The pro-life principles of President Bush have often been questioned (not least in these pages), but, in late August, the President confounded his critics and firmly established his credentials as the most pro-life occupant of the Oval Office since Bill Clinton.

In 1999, the Food and Drug Administration approved “Plan B,” the “morning-after pill,” for prescription use.  Essentially just a massive dosage of the hormones found in standard birth-control pills, Plan B, taken within 72 hours of sexual intercourse, prevents pregnancy in two ways: first, by frustrating fertilization; and, failing that, by keeping the fertilized egg—the embryo—from implanting in the womb.  In other words, the drug sometimes acts as a contraceptive and sometimes as an abortifacient, just as standard birth-control pills do.

The acting commissioner of the FDA, Andrew Von Eschenbach, had announced at the end of July (the day before his confirmation hearing) that he would consider approving Plan B for over-the-counter use by women over the age of 18.  Then, during an August 21 news conference, President Bush declared that “I believe that Plan B ought to be—ought to require a prescription for minors.  That’s what I believe.”  In case there was any doubt about where he stood, he added that he supported “Andy’s decisions.”

Three days later, the FDA approved the application by Barr Laboratories, maker of Plan B.

In the days that followed, the same pro-life groups who had, a month before, applauded the President’s “courageous” decision to veto funding for expanded embryonic stem-cell research expressed their dismay over this turn of events.  They failed, however, to understand the subtlety of President Bush’s actions in defense of life.  As luck would have it, Robert T. Miller, an assistant professor at the Villanova University School of Law, was ready to explain it to us on the First Things blog.

“People in the pro-life movement,” Miller wrote, “need to keep their heads and realize that there are legal and political realities that limit an officeholder’s freedom.”  St. Thomas More, he argued, understood this well, and he quoted from More’s Utopia: “In a commonwealth and in the councils of princes, if ill opinions cannot be quite rooted out, and you cannot cure some received vice according to your wishes, you must not therefore abandon the commonwealth, for the same reasons you should not forsake the ship in a storm because you cannot command the winds. . . . You ought rather to cast about and to manage things with all the dexterity in your power, so that if you are not able to make them go well they may be as little ill as possible.”
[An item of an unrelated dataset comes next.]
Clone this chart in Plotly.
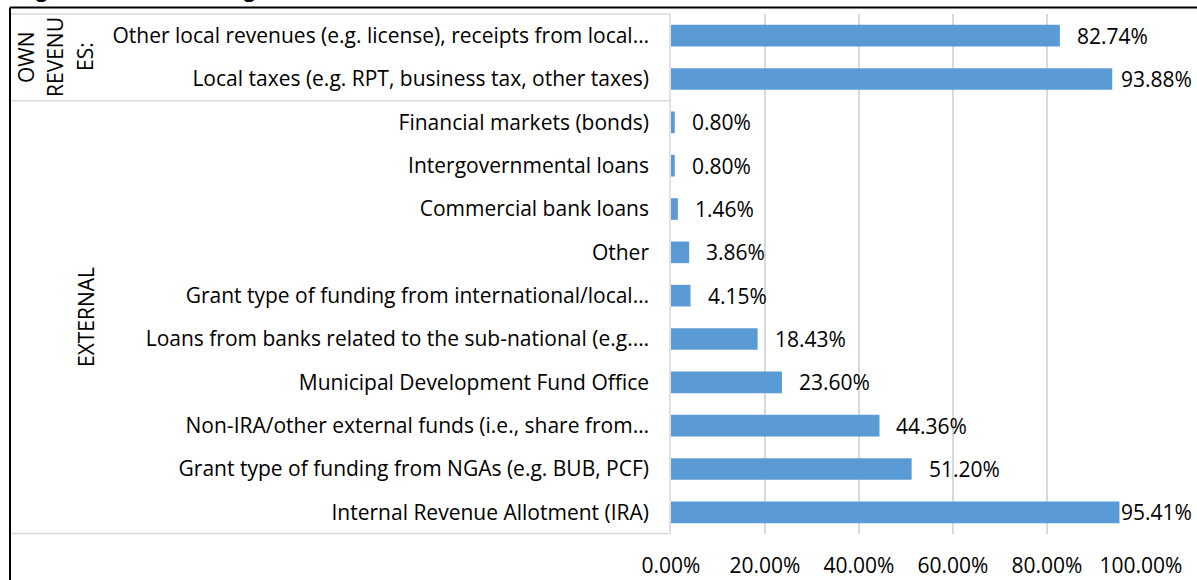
import plotly.graph_objects as go

categories = [
    "Other local revenues (e.g. license), receipts from local…",
    "Local taxes (e.g. RPT, business tax, other taxes)",
    "Financial markets (bonds)",
    "Intergovernmental loans",
    "Commercial bank loans",
    "Other",
    "Grant type of funding from international/local…",
    "Loans from banks related to the sub-national (e.g.…",
    "Municipal Development Fund Office",
    "Non-IRA/other external funds (i.e., share from…",
    "Grant type of funding from NGAs (e.g. BUB, PCF)",
    "Internal Revenue Allotment (IRA)",
]
shares = [0.8274, 0.9388, 0.0080, 0.0080, 0.0146, 0.0386, 0.0415,
          0.1843, 0.2360, 0.4436, 0.5120, 0.9541]
groups = ["OWN REVENUES:", "EXTERNAL"]
group_sizes = [2, 10]
x_ticks = [0, 0.2, 0.4, 0.6, 0.8, 1.0]
title_text = "Figure 12. Local funding"

W, H = 1197, 580
# plot area in pixels
X0, X1, Y0, Y1 = 671, 1141, 14, 534
FONT = "'Open Sans', sans-serif"
FSIZE = 21
GRID = "#d9d9d9"
BLUE = "#5b9bd5"


def px_x(p):
    return (p - X0) / (X1 - X0)


def px_y(p):
    return (Y1 - p) / (Y1 - Y0)


fig = go.Figure(go.Bar(
    x=shares,
    y=categories,
    orientation="h",
    marker=dict(color=BLUE, line=dict(width=0)),
    hoverinfo="x+y",
))

# data labels, pushed back when they would run past the right edge
annotations = []
for cat, v in zip(categories, shares):
    bar_end = X0 + v * (X1 - X0)
    left = min(bar_end + 15, 1188 - 69)
    annotations.append(dict(
        x=v, y=cat, xref="x", yref="y", text=f"{v * 100:.2f}%",
        showarrow=False, xanchor="left", yanchor="middle", xshift=left - bar_end,
        font=dict(size=FSIZE, color="#000", family=FONT),
    ))

# group labels on the left
own_lines = ["OWN", "REVENU", "ES:"]
for line, cx in zip(own_lines, [26, 55, 85]):
    annotations.append(dict(
        x=px_x(cx), y=px_y(57), xref="paper", yref="paper", text=line,
        textangle=-90, showarrow=False, xanchor="center", yanchor="middle",
        font=dict(size=FSIZE, color="#000", family=FONT),
    ))
annotations.append(dict(
    x=px_x(86), y=px_y(317), xref="paper", yref="paper", text=groups[1],
    textangle=-90, showarrow=False, xanchor="center", yanchor="middle",
    font=dict(size=FSIZE, color="#000", family=FONT),
))

# title, mostly cropped off the top
annotations.append(dict(
    x=px_x(17), y=1, xref="paper", yref="paper", text=f"<b>{title_text}</b>",
    xanchor="left", yanchor="bottom", yshift=9, showarrow=False,
    font=dict(size=20, color="#000", family=FONT),
))

shapes = []
# outer black frame
shapes.append(dict(type="line", xref="paper", yref="paper",
                   x0=px_x(10), x1=px_x(W + 5), y0=px_y(7.5), y1=px_y(7.5),
                   line=dict(color="#000", width=2)))
shapes.append(dict(type="line", xref="paper", yref="paper",
                   x0=px_x(10), x1=px_x(10), y0=px_y(7.5), y1=px_y(H + 5),
                   line=dict(color="#000", width=2)))
# category box lines
split = Y0 + group_sizes[0] / sum(group_sizes) * (Y1 - Y0)
for yy in [Y0, split, Y1 - 0.5]:
    shapes.append(dict(type="line", xref="paper", yref="paper",
                       x0=px_x(11), x1=px_x(X0), y0=px_y(yy), y1=px_y(yy),
                       line=dict(color=GRID, width=1.5)))
shapes.append(dict(type="line", xref="paper", yref="paper",
                   x0=px_x(X0 - 1), x1=px_x(X0 - 1), y0=px_y(Y0), y1=px_y(Y1),
                   line=dict(color=GRID, width=1.5)))

fig.update_layout(
    width=W, height=H,
    margin=dict(l=X0, r=W - X1, t=Y0, b=H - Y1, autoexpand=False),
    paper_bgcolor="white", plot_bgcolor="white",
    bargap=0.5,
    showlegend=False,
    font=dict(family=FONT, size=FSIZE, color="#000"),
    annotations=annotations,
    shapes=shapes,
)
fig.update_xaxes(
    range=[0, 1], tickvals=x_ticks, tickformat=".2%",
    showgrid=True, gridcolor=GRID, gridwidth=1.5,
    zeroline=False, showline=False, ticks="",
    ticklabelstandoff=17,
    tickfont=dict(size=FSIZE, color="#000", family=FONT),
)
fig.update_yaxes(
    autorange="reversed", showgrid=False, zeroline=False, showline=False,
    ticks="", ticklabelstandoff=21,
    tickfont=dict(size=FSIZE, color="#000", family=FONT),
)

fig.write_html("out.html", config={"displayModeBar": False},
               post_script="document.body.style.margin='0';")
In other words, what Miller understood, and those poor benighted pro-lifers did not, is that principles mean nothing if you don’t have the power to impose them.  Senators Hillary Clinton (D-NY) and Patty Murray (D-WA) were holding up Andrew Von Eschenbach’s confirmation over Plan B.  After he announced that he would approve Plan B for over-the-counter use, his confirmation proceeded.  A simple compromise allowed the Bush administration to win that battle.  Now that Von Eschenbach’s confirmation is assured, think of how many babies he will be able to save when the next abortifacient drug comes up for approval!  It’s the happiest ending since the Man for All Seasons made his little compromise and agreed to swear his allegiance to the Act of Succession, thus living to fight another day.
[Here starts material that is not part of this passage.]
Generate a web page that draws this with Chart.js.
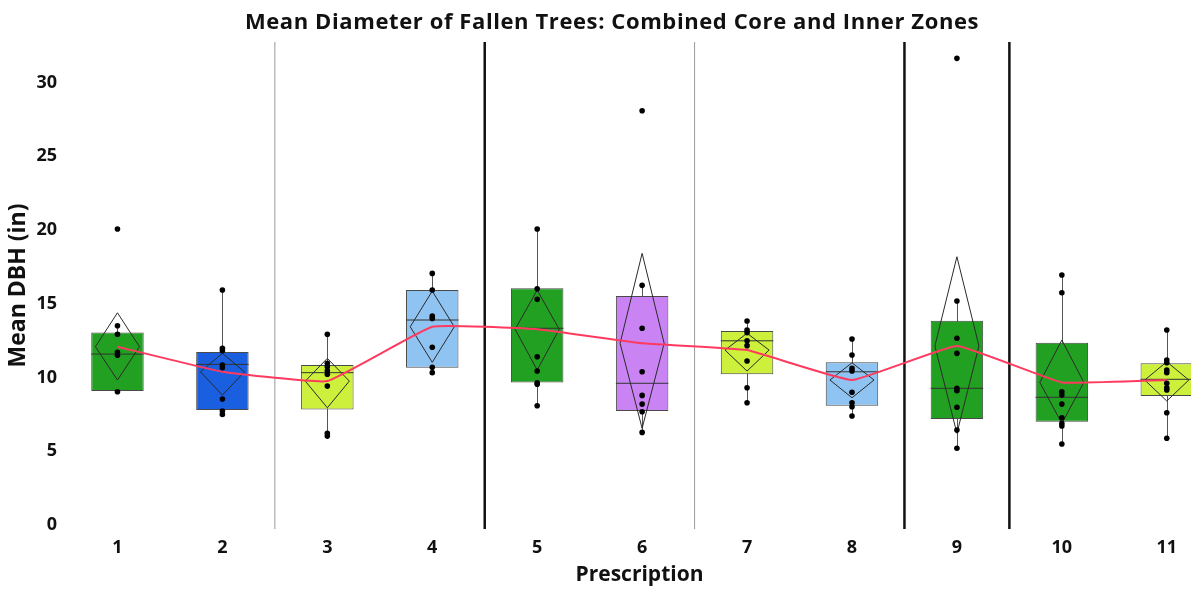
<!DOCTYPE html>
<html>
<head>
<meta charset="utf-8">
<script src="https://cdn.jsdelivr.net/npm/chart.js@4/dist/chart.umd.min.js"></script>
<style>
html,body{margin:0;padding:0;background:#fff;overflow:hidden;}
#wrap{width:1218px;height:592px;position:relative;}
</style>
</head>
<body>
<div id="wrap"><canvas id="c"></canvas></div>
<script>
const titleText = 'Mean Diameter of Fallen Trees: Combined Core and Inner Zones';
const categories = ['1','2','3','4','5','6','7','8','9','10','11'];
const yTicks = [0, 5, 10, 15, 20, 25, 30];

const q1       = [9.08, 7.80, 7.84, 10.66, 9.67, 7.73, 10.22, 8.09, 7.19, 7.00, 8.75];
const median   = [11.59, 10.89, 10.33, 13.90, 13.34, 9.61, 12.49, 10.39, 9.27, 8.66, 9.88];
const q3       = [13.06, 11.73, 10.85, 15.93, 16.05, 15.53, 13.15, 11.03, 13.85, 12.36, 10.96];
const whiskerLow  = [9.04, 7.50, 6.03, 10.33, 8.09, 6.28, 8.29, 7.39, 5.20, 5.49, 5.88];
const whiskerHigh = [13.51, 15.93, 12.93, 17.06, 20.07, 16.25, 13.83, 12.61, 15.19, 16.95, 13.22];
const means    = [12.09, 10.39, 9.76, 13.44, 13.27, 12.32, 11.86, 9.83, 12.14, 9.67, 9.83];
const ciHigh   = [14.39, 11.64, 11.30, 15.86, 15.93, 18.42, 13.00, 11.00, 18.19, 12.54, 11.07];
const ciLow    = [9.83, 8.81, 7.95, 11.03, 10.51, 6.56, 10.44, 8.63, 6.22, 6.89, 8.41];

const obs1  = [20.07, 13.51, 12.93, 11.71, 11.51, 9.04];
const obs2  = [15.93, 11.98, 11.82, 10.85, 10.66, 8.54, 7.73, 7.50];
const obs3  = [12.93, 10.96, 10.73, 10.46, 10.22, 9.42, 6.22, 6.03];
const obs4  = [17.06, 15.93, 14.17, 14.01, 12.05, 10.69, 10.33];
const obs5  = [20.07, 16.02, 15.30, 11.41, 10.44, 9.65, 9.54, 8.09];
const obs6  = [28.09, 16.25, 13.34, 10.39, 8.79, 8.20, 7.68, 6.28];
const obs7  = [13.83, 13.22, 13.04, 12.49, 12.16, 11.12, 9.31, 8.29];
const obs8  = [12.61, 11.53, 10.62, 10.44, 9.00, 8.29, 8.02, 7.39];
const obs9  = [31.64, 15.19, 12.66, 11.64, 9.27, 9.10, 7.98, 6.44, 5.20];
const obs10 = [16.95, 15.75, 9.04, 8.81, 8.20, 7.27, 6.89, 6.71, 5.49];
const obs11 = [13.22, 11.19, 11.00, 10.51, 10.33, 9.61, 9.31, 9.15, 7.61, 5.88];
const observations = [obs1, obs2, obs3, obs4, obs5, obs6, obs7, obs8, obs9, obs10, obs11];

// group dividers: placed after these prescriptions
const dividerAfter  = [2, 4, 6, 8, 9];
const dividerStrong = [false, true, false, true, true];

const GREEN = '#22a022', BLUE = '#1a5fe0', LIME = '#cdf03c', SKY = '#8fc3f2', VIOLET = '#c983f3';
const boxColors = [GREEN, BLUE, LIME, SKY, GREEN, VIOLET, LIME, SKY, GREEN, GREEN, LIME];

const FONT = '"Open Sans", "DejaVu Sans", sans-serif';

const boxData = categories.map((c, i) => ({x: i + 1, y: [q1[i], q3[i]]}));
const meanData = categories.map((c, i) => ({x: i + 1, y: means[i]}));
const pointData = [];
observations.forEach((arr, i) => arr.forEach(v => pointData.push({x: i + 1, y: v})));

const overlay = {
  id: 'overlay',
  beforeDatasetsDraw(chart) {
    const {ctx, chartArea, scales: {x, y}} = chart;
    ctx.save();
    dividerAfter.forEach((d, k) => {
      const px = x.getPixelForValue(d + 0.5);
      ctx.beginPath();
      ctx.strokeStyle = dividerStrong[k] ? '#111' : '#9a9a9a';
      ctx.lineWidth = dividerStrong[k] ? 2.5 : 1;
      ctx.moveTo(px, chartArea.top);
      ctx.lineTo(px, chartArea.bottom);
      ctx.stroke();
    });
    ctx.strokeStyle = '#555';
    ctx.lineWidth = 1;
    categories.forEach((c, i) => {
      const px = Math.round(x.getPixelForValue(i + 1)) + 0.5;
      ctx.beginPath();
      ctx.moveTo(px, y.getPixelForValue(whiskerLow[i]));
      ctx.lineTo(px, y.getPixelForValue(whiskerHigh[i]));
      ctx.stroke();
    });
    ctx.restore();
  },
  afterDatasetDraw(chart, args) {
    if (args.index !== 0) return;
    const {ctx, scales: {x, y}} = chart;
    const meta = chart.getDatasetMeta(0);
    const unit = x.getPixelForValue(2) - x.getPixelForValue(1);
    ctx.save();
    categories.forEach((c, i) => {
      const bar = meta.data[i];
      const cx = x.getPixelForValue(i + 1);
      const half = bar.width / 2;
      ctx.strokeStyle = '#333';
      ctx.lineWidth = 1;
      const my = y.getPixelForValue(median[i]);
      ctx.beginPath();
      ctx.moveTo(cx - half, my);
      ctx.lineTo(cx + half, my);
      ctx.stroke();
      const hw = unit * 0.21;
      const mY = y.getPixelForValue(means[i]);
      ctx.strokeStyle = '#2a2a2a';
      ctx.beginPath();
      ctx.moveTo(cx, y.getPixelForValue(ciHigh[i]));
      ctx.lineTo(cx + hw, mY);
      ctx.lineTo(cx, y.getPixelForValue(ciLow[i]));
      ctx.lineTo(cx - hw, mY);
      ctx.closePath();
      ctx.stroke();
    });
    ctx.restore();
  },
  afterDraw(chart) {
    const {ctx} = chart;
    ctx.save();
    ctx.font = 'bold 22px ' + FONT;
    try { ctx.letterSpacing = '0.6px'; } catch (e) {}
    ctx.fillStyle = '#111';
    ctx.textAlign = 'center';
    ctx.textBaseline = 'middle';
    ctx.fillText(titleText, chart.width / 2 + 3, 23);
    ctx.restore();
  }
};

new Chart(document.getElementById('c'), {
  type: 'bar',
  data: {
    datasets: [
      {
        type: 'bar',
        data: boxData,
        backgroundColor: boxColors,
        borderColor: '#4a4a4a',
        borderWidth: 1,
        borderSkipped: false,
        barPercentage: 0.5,
        categoryPercentage: 1,
        order: 3
      },
      {
        type: 'line',
        data: meanData,
        borderColor: '#ff3a5e',
        borderWidth: 2,
        pointRadius: 0,
        tension: 0.1,
        fill: false,
        order: 2
      },
      {
        type: 'scatter',
        data: pointData,
        backgroundColor: '#000',
        borderColor: '#000',
        pointRadius: 2.8,
        borderWidth: 0,
        order: 1
      }
    ]
  },
  options: {
    responsive: true,
    maintainAspectRatio: false,
    animation: false,
    layout: {padding: {top: 42, left: 0, right: 0, bottom: 0}},
    plugins: {
      legend: {display: false},
      title: {display: false},
      tooltip: {enabled: false}
    },
    scales: {
      x: {
        type: 'linear',
        offset: false,
        min: 0.5,
        max: 11.45,
        grid: {display: false, drawTicks: false, offset: false},
        border: {display: false},
        afterBuildTicks: s => { s.ticks = categories.map((c, i) => ({value: i + 1})); },
        afterFit: s => { s.height = 63; },
        ticks: {
          padding: 8,
          color: '#111',
          font: {family: FONT, size: 18, weight: 'bold'},
          callback: v => categories[Math.round(v) - 1]
        },
        title: {
          display: true,
          text: 'Prescription',
          color: '#111',
          font: {family: FONT, size: 21, weight: 'bold'},
          padding: {top: 2, bottom: 4}
        }
      },
      y: {
        min: -0.27,
        max: 32.75,
        beginAtZero: false,
        grid: {display: false, drawTicks: false},
        border: {display: false},
        afterBuildTicks: s => { s.ticks = yTicks.map(v => ({value: v})); },
        afterFit: s => { s.width = 65; },
        ticks: {
          padding: 8,
          color: '#111',
          font: {family: FONT, size: 18, weight: 'bold'}
        },
        title: {
          display: true,
          text: 'Mean DBH (in)',
          color: '#111',
          font: {family: FONT, size: 23, weight: 'bold'},
          padding: {top: 5, bottom: 0}
        }
      }
    }
  },
  plugins: [overlay]
});
</script>
</body>
</html>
What’s that?  You say it didn’t happen that way?  Thomas More went to his death rather than swear the oath?  Surely you must be mistaken.  After all, if President Bush wasn’t following More in compromising his principles in order to save them, that would mean that he really has no problem with the widespread over-the-counter use of Plan B, which will lead to countless abortions of children conceived the way that God intended.  And that would suggest that his commitment to the right to life of embryos created in test tubes—embryos he surely must realize should never have been created in the first place—might be nothing more than election-year rhetoric.  You can’t really expect a loyal Republican to contemplate—much less believe—such an outlandish idea, can you?

Quick—call Robert Bolt!  We need a rewrite.  We have a few weeks left before the midterm elections.  What?  He died over a decade ago?  Then get me Stephen Colbert!  With a little truthiness, St. Thomas More might still be able to save the day.